I'd like to thank all the people for thoughts, suggestions, ideas, and well wishes during the past year as I worked away getting phase two of The Project into motion. Your patience and thoughts and interest have made this possible.

Scents Abound in 2017

John Biebel

I was on a trip to the Netherlands in April of last year, after the release of the first perfume from January Scent Project, and I was thinking a great deal about what would come next. An idea had been brewing in my mind for a long while - something that was intensely green. I'd been hoping to see this green scent take shape by the time summer came along last year, and it did - slowly. In fact, extremely slowly. I was working in a rather painstaking manner: I'd come up with a basic concoction, make variations of it in little vials, and then test each of them later.
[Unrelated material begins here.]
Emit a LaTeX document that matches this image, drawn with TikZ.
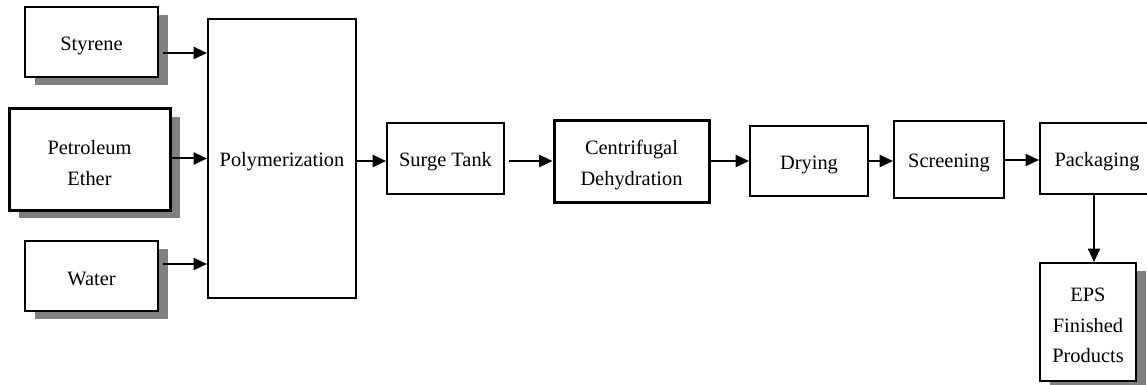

Usually one or 2 would make the cut, and then I'd work from there. But this process can be exhausting, and before you know it, you've made an enormous formula that's grown deeper and deeper in complexity, but also having lost some of its initial power and punch. 

I worked through the summer, the autumn, took a break of two months and came back and looked at the endless notes I had from the last version. I decided to start again from the beginning, taking many cues from the process so far, but simplifying as much as possible where I could. No redundancies, no needless repetition of notes that were very similar. A few rounds of tweaking, and then - was this it? Finally, it all came together. Then in rapid succession, the other perfumes worked their way out and within just six weeks, the three perfumes came into being. It was satisfying to see it happen, but I think the long months of trial were needed for gestation, learning, and indeed smelling. 

On this journey toward understanding the construction of perfumes, it becomes clearer that creating perfume is an inexact science that relies on some very exact components. This interest flipping back and forth between the known and the unknown is extremely daunting at first, but then becomes fascinating. Here are some specifics that were amazing experiences:

Exercises in Longevity:

Perfume longevity is a goal, a bane, a difficulty, a desire. I've smelled materials that would delight the senses only to find that they evaporate and leave within an hour, and others that persist for days or more. Of course it's usually the deeper base notes that last longer, but in combination with other materials, longevity can be experimented with and expanded upon. 

I first thought that one must load up a perfume with the highest concentration of oils possible to achieve solid longevity in a scent, but this isn't always the case. High concentration certainly adds density and intensity, but the air and distribution that alcohol or another carrier adds creates diffusiveness, and that does contribute to the impression of a scent's longevity. In other words, scents which cannot rise off the skin at a steady rate are simply too dense to enjoy steady evaporation. There may be methods by which one can chemically (and mathematically) detect what is the best combination of components to take advantage of evaporation rates, but it can be experienced through sensation as well. Blotting, smelling, waiting, smelling again: I pushed one perfume as high as 35% in its concentration in order to get it to last longer, and it did, but in the process it had become overpowering. Learning to let the components breath and live well with each other is the key to longevity.